[Stored data]
--------------------------------------------------

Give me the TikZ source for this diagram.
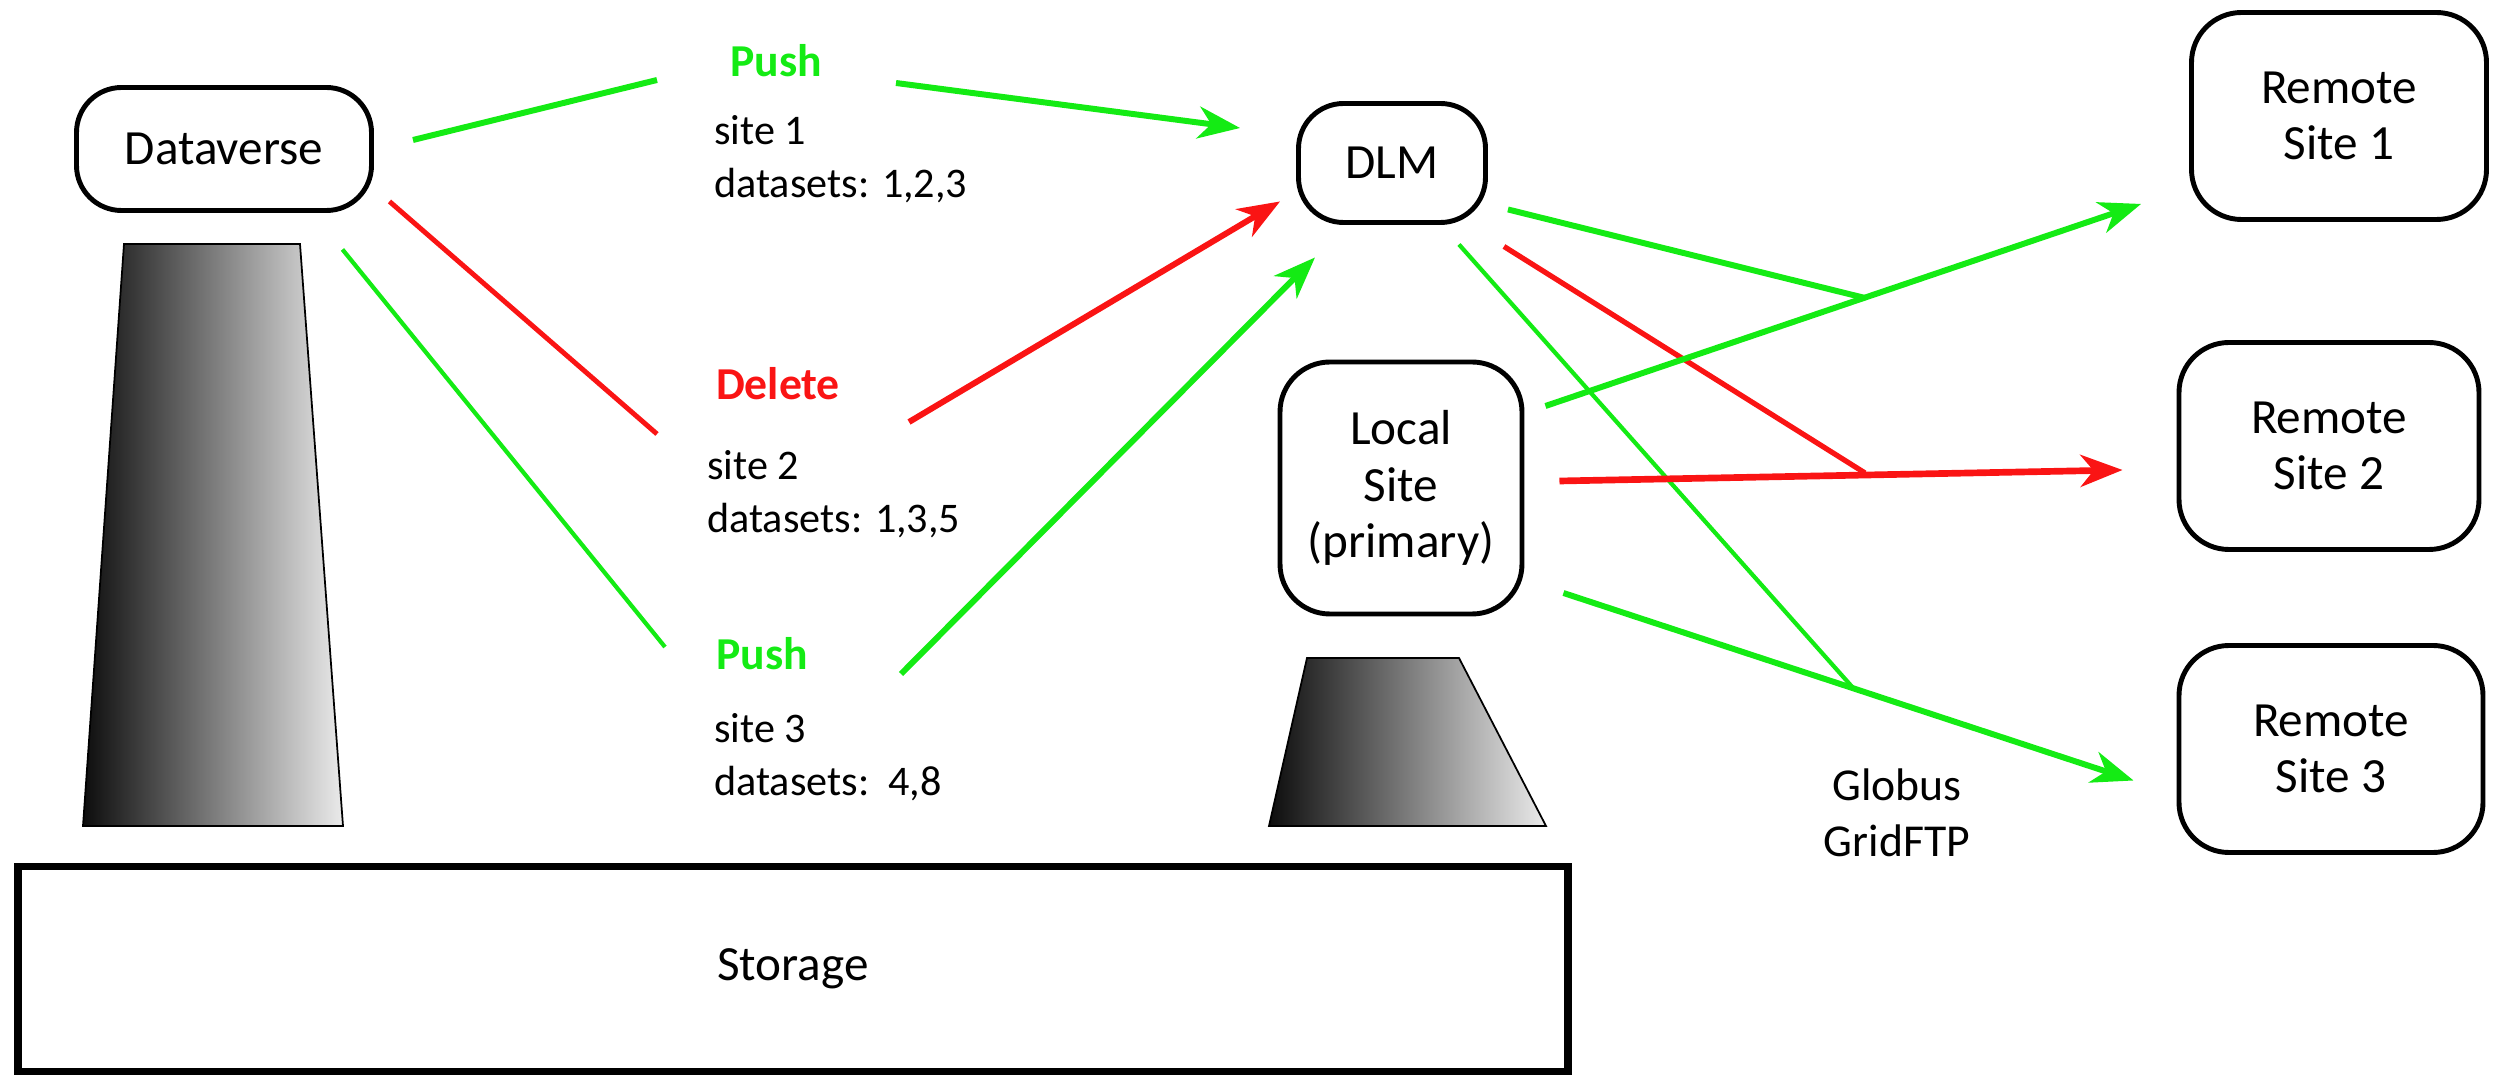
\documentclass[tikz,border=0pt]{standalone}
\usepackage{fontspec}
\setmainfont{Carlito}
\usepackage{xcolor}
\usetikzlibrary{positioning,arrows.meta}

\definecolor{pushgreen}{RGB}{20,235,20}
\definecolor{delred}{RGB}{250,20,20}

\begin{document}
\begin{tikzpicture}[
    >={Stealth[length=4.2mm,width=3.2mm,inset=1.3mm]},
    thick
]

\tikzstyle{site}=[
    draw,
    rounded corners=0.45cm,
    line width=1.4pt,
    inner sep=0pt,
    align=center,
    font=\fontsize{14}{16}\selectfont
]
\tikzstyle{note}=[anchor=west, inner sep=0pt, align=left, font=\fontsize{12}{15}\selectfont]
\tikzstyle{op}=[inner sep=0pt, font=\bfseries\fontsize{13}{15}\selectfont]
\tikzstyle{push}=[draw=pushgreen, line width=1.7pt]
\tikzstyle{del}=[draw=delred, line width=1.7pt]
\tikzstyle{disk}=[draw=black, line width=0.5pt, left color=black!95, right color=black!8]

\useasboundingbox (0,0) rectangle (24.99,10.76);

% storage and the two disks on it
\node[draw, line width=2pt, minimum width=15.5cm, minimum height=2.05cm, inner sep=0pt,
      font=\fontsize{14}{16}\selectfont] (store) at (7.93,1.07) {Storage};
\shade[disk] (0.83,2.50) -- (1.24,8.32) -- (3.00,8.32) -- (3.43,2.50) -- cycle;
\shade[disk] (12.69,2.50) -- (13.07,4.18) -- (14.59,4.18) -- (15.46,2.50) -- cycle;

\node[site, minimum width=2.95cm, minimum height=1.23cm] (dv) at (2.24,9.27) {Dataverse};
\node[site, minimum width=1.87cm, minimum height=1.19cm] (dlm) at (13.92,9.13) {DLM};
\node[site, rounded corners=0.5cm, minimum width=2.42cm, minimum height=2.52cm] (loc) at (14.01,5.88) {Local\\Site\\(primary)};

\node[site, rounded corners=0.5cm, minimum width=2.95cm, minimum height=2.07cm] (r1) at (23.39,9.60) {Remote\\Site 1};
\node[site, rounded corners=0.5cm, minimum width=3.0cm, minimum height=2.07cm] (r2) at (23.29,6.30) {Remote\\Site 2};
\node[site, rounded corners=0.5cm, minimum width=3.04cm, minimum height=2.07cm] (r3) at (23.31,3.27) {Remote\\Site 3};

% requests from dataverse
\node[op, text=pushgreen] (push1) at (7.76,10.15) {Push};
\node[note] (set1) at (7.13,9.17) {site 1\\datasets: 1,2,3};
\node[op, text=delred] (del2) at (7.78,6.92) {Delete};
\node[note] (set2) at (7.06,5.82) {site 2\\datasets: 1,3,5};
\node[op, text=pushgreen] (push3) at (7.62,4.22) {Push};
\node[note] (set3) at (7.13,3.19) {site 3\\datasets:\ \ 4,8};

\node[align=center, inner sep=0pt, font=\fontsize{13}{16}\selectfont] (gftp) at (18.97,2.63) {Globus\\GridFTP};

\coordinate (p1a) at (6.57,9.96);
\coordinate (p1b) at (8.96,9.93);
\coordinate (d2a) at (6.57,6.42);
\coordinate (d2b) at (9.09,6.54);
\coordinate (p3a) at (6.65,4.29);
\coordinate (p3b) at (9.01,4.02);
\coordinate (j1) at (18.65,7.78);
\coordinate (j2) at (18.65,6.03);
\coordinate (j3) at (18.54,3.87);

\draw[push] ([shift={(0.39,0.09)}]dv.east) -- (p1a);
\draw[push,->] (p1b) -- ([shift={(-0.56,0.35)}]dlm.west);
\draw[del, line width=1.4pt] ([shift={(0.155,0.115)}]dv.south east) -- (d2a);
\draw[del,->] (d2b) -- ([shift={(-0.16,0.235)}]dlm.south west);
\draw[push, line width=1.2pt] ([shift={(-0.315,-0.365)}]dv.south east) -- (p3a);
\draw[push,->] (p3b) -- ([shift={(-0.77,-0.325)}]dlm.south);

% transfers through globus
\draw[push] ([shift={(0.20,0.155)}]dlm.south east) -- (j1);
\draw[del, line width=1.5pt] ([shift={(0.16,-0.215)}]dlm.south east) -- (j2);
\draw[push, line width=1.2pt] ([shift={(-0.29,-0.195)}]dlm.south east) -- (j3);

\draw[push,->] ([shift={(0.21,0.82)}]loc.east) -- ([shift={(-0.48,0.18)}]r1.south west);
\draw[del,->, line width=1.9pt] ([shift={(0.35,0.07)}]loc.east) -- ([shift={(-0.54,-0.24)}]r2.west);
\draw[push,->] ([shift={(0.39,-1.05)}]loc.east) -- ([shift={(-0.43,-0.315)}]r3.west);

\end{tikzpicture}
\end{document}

--------------------------------------------------

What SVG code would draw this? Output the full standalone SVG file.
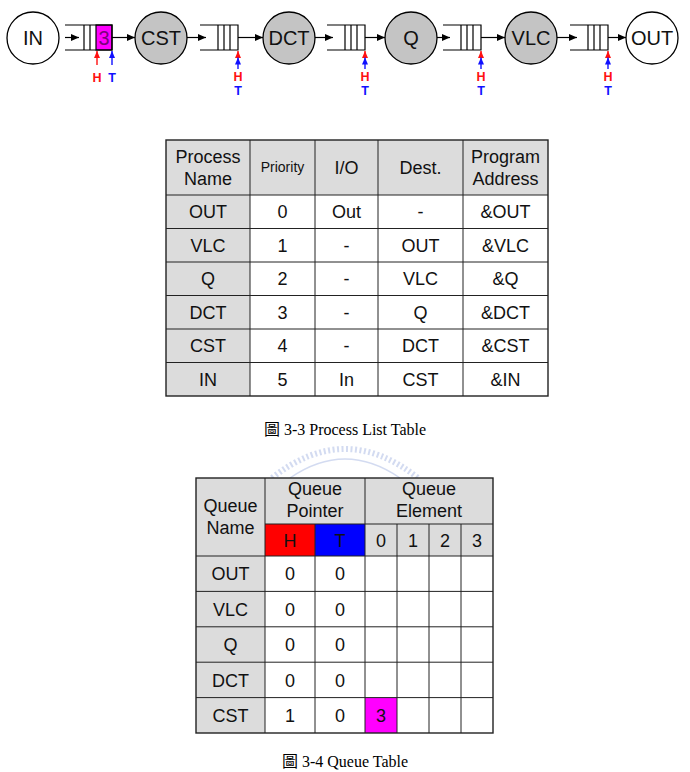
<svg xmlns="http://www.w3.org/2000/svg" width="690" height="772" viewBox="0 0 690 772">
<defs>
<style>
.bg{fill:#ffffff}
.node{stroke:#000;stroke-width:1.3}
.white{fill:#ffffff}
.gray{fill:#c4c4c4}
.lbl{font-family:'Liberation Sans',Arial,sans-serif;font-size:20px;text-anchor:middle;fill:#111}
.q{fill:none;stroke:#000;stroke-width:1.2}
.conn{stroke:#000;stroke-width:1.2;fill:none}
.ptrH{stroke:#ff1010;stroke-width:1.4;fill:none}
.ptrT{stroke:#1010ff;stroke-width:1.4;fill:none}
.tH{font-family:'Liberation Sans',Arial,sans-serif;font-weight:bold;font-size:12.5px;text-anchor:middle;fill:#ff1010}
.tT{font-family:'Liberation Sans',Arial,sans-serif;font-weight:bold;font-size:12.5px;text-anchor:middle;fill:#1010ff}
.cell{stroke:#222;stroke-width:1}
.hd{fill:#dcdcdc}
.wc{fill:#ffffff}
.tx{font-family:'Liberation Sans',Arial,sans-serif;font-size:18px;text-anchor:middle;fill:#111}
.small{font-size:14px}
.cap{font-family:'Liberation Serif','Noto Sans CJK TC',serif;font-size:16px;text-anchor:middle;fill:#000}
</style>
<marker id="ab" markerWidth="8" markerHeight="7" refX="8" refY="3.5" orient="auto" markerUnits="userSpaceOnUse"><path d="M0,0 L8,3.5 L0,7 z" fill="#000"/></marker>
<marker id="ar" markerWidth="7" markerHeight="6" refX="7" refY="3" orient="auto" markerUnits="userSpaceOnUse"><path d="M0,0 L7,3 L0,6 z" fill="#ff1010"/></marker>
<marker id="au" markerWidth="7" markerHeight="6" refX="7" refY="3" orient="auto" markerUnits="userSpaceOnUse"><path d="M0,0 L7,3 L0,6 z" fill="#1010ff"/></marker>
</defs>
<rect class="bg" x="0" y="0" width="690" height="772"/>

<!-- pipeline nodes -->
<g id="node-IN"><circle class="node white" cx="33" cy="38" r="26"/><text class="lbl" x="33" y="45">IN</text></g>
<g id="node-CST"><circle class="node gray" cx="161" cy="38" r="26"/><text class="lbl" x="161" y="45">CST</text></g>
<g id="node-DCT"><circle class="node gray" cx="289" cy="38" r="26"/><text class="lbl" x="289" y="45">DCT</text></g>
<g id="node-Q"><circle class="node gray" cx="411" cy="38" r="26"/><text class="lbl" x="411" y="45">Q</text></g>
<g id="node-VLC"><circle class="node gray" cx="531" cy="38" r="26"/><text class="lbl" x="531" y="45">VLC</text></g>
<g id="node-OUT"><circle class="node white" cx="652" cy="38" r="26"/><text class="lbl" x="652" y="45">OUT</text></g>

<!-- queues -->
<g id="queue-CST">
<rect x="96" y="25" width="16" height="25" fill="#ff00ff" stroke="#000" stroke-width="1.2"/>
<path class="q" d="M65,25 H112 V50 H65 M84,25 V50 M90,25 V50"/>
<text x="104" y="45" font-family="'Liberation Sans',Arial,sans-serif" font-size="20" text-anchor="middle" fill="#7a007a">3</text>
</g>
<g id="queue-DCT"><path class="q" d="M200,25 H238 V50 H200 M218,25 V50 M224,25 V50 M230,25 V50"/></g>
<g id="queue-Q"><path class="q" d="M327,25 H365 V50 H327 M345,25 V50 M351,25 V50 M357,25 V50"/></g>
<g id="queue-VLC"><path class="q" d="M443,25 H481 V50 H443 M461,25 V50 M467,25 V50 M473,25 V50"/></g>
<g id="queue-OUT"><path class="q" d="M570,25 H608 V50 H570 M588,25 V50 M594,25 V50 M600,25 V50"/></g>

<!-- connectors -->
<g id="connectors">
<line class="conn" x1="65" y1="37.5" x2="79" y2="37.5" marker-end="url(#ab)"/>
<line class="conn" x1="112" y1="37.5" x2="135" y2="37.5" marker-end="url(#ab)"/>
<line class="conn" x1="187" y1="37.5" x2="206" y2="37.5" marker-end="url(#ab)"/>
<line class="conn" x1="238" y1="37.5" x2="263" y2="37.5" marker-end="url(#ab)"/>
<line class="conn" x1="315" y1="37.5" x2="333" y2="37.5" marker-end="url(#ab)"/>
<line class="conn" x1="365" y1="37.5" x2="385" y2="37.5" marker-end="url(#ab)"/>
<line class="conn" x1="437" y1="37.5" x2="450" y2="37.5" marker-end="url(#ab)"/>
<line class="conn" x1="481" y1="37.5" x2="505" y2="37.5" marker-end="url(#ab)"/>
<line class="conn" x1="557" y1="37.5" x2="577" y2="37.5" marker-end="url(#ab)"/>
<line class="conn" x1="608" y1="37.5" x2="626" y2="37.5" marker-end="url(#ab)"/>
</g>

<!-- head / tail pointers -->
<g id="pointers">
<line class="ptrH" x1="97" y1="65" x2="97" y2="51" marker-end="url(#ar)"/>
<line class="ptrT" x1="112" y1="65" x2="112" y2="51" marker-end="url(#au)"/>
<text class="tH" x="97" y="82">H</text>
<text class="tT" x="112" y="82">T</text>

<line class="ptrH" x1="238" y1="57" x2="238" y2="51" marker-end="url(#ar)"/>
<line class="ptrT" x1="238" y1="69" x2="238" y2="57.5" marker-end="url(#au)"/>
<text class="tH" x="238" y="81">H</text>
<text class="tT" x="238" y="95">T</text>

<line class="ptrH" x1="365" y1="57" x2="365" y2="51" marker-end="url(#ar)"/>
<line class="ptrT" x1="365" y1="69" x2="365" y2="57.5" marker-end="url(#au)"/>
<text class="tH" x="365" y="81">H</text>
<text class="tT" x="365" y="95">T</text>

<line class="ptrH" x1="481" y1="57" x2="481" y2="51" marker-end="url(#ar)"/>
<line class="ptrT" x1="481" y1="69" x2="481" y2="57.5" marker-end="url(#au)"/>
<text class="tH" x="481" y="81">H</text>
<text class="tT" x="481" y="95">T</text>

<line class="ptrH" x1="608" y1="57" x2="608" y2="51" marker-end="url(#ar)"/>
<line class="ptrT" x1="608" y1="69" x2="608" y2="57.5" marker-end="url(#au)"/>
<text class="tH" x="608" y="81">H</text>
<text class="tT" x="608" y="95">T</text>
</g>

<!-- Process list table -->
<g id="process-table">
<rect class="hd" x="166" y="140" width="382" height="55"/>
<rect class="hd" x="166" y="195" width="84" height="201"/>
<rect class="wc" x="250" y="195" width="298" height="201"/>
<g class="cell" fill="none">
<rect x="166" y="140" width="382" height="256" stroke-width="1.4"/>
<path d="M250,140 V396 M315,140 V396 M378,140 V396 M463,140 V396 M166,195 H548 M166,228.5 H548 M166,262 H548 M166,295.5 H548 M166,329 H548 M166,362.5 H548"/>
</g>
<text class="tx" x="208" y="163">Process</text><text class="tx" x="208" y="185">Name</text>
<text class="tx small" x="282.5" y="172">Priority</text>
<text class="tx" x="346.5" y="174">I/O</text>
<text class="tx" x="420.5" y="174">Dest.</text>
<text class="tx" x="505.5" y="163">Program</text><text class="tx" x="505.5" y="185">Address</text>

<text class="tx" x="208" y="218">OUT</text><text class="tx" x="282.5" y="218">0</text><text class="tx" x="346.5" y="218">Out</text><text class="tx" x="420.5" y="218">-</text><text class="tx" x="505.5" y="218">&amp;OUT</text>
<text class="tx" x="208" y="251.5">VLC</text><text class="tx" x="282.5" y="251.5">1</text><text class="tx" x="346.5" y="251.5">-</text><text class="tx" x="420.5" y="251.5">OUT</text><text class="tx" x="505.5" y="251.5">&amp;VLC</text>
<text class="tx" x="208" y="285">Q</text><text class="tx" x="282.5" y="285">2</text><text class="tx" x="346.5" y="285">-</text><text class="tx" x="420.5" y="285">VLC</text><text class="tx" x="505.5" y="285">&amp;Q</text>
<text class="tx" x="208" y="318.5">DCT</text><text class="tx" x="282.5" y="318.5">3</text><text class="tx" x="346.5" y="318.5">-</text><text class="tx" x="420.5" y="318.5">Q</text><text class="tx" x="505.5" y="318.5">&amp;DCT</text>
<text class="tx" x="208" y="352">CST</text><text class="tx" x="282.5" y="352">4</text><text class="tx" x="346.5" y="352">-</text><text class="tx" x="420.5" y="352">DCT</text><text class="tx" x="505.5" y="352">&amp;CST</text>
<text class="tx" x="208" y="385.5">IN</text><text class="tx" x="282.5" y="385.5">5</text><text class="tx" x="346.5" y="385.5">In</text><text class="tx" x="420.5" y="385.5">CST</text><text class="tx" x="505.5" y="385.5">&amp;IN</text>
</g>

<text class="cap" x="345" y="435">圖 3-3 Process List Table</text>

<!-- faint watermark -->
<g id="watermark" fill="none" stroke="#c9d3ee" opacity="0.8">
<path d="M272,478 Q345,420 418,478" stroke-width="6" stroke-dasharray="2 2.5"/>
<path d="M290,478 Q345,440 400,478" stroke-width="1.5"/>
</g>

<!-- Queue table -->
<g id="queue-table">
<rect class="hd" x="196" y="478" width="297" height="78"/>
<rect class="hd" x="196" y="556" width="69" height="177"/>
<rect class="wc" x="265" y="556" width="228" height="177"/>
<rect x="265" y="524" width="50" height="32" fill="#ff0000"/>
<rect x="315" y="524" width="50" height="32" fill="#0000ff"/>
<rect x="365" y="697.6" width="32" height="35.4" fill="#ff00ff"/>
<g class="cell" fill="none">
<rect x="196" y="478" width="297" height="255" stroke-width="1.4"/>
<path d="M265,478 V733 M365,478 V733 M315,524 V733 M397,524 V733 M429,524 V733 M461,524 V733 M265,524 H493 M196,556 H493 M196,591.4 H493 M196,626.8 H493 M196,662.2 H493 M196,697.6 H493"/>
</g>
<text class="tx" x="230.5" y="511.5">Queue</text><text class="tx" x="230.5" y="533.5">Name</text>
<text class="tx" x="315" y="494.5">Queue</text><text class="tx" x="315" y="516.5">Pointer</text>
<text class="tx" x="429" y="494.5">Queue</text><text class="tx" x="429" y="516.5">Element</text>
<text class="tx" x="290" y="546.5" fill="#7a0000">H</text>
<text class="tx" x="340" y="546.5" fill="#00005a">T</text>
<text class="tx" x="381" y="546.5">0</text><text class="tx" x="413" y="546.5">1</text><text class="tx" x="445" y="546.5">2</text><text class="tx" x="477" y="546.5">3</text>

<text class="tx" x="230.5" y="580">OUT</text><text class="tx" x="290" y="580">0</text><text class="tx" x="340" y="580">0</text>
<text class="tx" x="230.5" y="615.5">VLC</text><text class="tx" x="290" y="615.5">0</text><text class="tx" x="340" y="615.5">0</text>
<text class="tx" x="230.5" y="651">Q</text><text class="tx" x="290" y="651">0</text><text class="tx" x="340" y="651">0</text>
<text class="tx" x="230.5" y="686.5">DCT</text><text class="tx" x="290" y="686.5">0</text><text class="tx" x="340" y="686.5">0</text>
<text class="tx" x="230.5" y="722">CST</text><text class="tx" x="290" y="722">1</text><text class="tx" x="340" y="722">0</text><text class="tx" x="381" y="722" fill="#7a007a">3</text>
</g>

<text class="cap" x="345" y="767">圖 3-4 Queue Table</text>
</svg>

--------------------------------------------------

▶ WHAT YOU SHOULD DO:
Gather and copy every line of the data in which the string "this" is found.

▶ OUTPUT OF THE TASK:
Give me the TikZ source for this diagram.
What SVG code would draw this? Output the full standalone SVG file.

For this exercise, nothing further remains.